The theme seemed to be that while benefits from human capital are anticipated, the current system is not assured to deliver higher human capital with more resources. Given that challenge, they seemed more supportive of the potentially smaller but more certain benefits from corporate tax cuts.

A number of panellists were uncertain about the proposition, but again the themes were similar. Improved human capital is likely to drive economic growth but they were not sure that increased education spending was likely to deliver greater human capital.

For example, Lin Crase stated: “Education adds to productivity (amongst others) but that doesn't automatically arise from an increase in spending on education by government. Clearly, it depends on how the money is spent.”

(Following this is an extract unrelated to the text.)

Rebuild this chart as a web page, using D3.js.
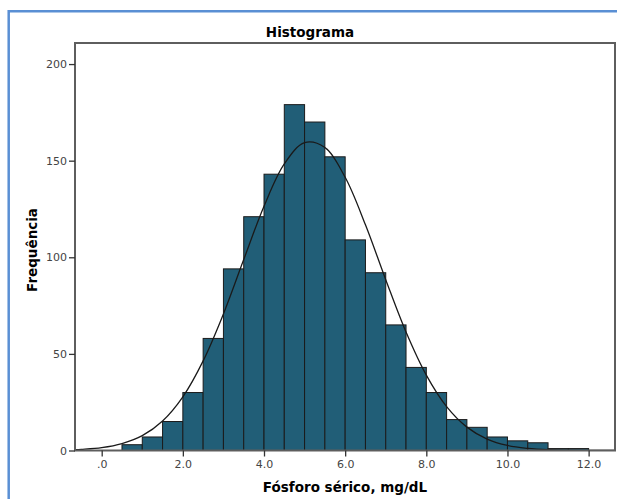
<!DOCTYPE html>
<html>
<head>
<meta charset="utf-8">
<script src="https://cdn.jsdelivr.net/npm/d3@7"></script>
<style>
  body { margin: 0; background: #fff; }
  text { font-family: "DejaVu Sans", sans-serif; }
</style>
</head>
<body>
<div id="chart"></div>
<script>
// histogram bins (width 0.5) and counts
const binStart = [0.5,1.0,1.5,2.0,2.5,3.0,3.5,4.0,4.5,5.0,5.5,6.0,6.5,7.0,7.5,8.0,8.5,9.0,9.5,10.0,10.5,11.0,11.5]
const counts   = [3,7,15,30,58,94,121,143,179,170,152,109,92,65,43,30,16,12,7,5,4,1,1]
const binWidth = 0.5

// fitted normal curve
const curveX = [-0.66,-0.5,0,0.5,1,1.5,2,2.5,3,3.5,4,4.5,5,5.5,6,6.5,7,7.5,8,8.5,9,9.5,10,10.5,11,11.5,12,12.5,12.65]
const curveY = [0.4,0.6,1.5,3.6,7.7,15.3,27.8,46.4,70.7,98.8,126.4,148.3,159.3,156.8,141.4,116.8,88.4,61.3,39.0,22.7,12.1,5.9,2.6,1.1,0.4,0.15,0.05,0.01,0.01]

const yTicks = [0,50,100,150,200]
const xTicks = [0,2,4,6,8,10,12]
const xTickLabels = [".0","2.0","4.0","6.0","8.0","10.0","12.0"]

const W = 617, H = 499
const plot = {left: 75, right: 615, top: 43, bottom: 450.5}

const svg = d3.select("#chart").append("svg")
  .attr("width", W).attr("height", H)

// blue outer frame (left + top only visible)
svg.append("path")
  .attr("d", `M8.7,${H} L8.7,11.2 L${W},11.2`)
  .attr("fill", "none").attr("stroke", "#5a8fd4").attr("stroke-width", 2.5)

const x = d3.scaleLinear().domain([-0.658, 12.65]).range([plot.left, plot.right])
const y = d3.scaleLinear().domain([0, 210.9]).range([plot.bottom, plot.top])

svg.append("clipPath").attr("id", "clip")
  .append("rect").attr("x", plot.left).attr("y", plot.top)
  .attr("width", plot.right - plot.left).attr("height", plot.bottom - plot.top)

// bars
svg.append("g").selectAll("rect")
  .data(counts)
  .join("rect")
  .attr("x", (d, i) => x(binStart[i]))
  .attr("width", (d, i) => x(binStart[i] + binWidth) - x(binStart[i]))
  .attr("y", d => y(d))
  .attr("height", d => y(0) - y(d))
  .attr("fill", "#215e77")
  .attr("stroke", "#1b1b1b")
  .attr("stroke-width", 1)

// normal curve
svg.append("path")
  .datum(curveX.map((v, i) => [v, curveY[i]]))
  .attr("clip-path", "url(#clip)")
  .attr("d", d3.line().x(d => x(d[0])).y(d => y(d[1])).curve(d3.curveCatmullRom))
  .attr("fill", "none")
  .attr("stroke", "#1a1a1a")
  .attr("stroke-width", 1.3)

// plot frame
svg.append("rect")
  .attr("x", plot.left).attr("y", plot.top)
  .attr("width", plot.right - plot.left).attr("height", plot.bottom - plot.top)
  .attr("fill", "none").attr("stroke", "#5e5e5e").attr("stroke-width", 2)

// axes
const yAxis = svg.append("g").attr("transform", `translate(${plot.left},0)`)
  .call(d3.axisLeft(y).tickValues(yTicks).tickSize(6).tickPadding(2))
const xAxis = svg.append("g").attr("transform", `translate(0,${plot.bottom})`)
  .call(d3.axisBottom(x).tickValues(xTicks).tickSize(6).tickPadding(4)
    .tickFormat((d, i) => xTickLabels[i]))

for (const g of [xAxis, yAxis]) {
  g.select(".domain").remove()
  g.selectAll(".tick line").attr("stroke", "#333").attr("stroke-width", 1.3)
  g.selectAll(".tick text").attr("fill", "#444").style("font-size", "11px")
    .style("font-family", "DejaVu Sans, sans-serif")
}

// titles
svg.append("text")
  .attr("x", 310).attr("y", 37)
  .attr("text-anchor", "middle")
  .style("font-size", "13.5px").style("font-weight", "bold")
  .text("Histograma")

svg.append("text")
  .attr("x", 345).attr("y", 492)
  .attr("text-anchor", "middle")
  .style("font-size", "13.5px").style("font-weight", "bold")
  .text("Fósforo sérico, mg/dL")

svg.append("text")
  .attr("transform", "translate(37,250) rotate(-90)")
  .attr("text-anchor", "middle")
  .style("font-size", "13.5px").style("font-weight", "bold")
  .text("Frequência")
</script>
</body>
</html>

The panellists were in surprising agreement on one important thing, that the challenge facing policy makers in education departments is to work out what is the most effective use of increased education funding. This is clearly an important question that needs to be based on evidence and is the point of a recent Financial Review article by Chris Ryan.

In a similar vein, Tim Dodd discussed a proposal to increase class sizes and use the released funds to invest in different educational programs.

Overall, while the panel overwhelmingly agreed with the proposition, there was a strong theme from both those in agreement and disagreement that improving human capital would enhance innovation and growth but the link between education expenditure and improved human capital is one that needs some careful thought.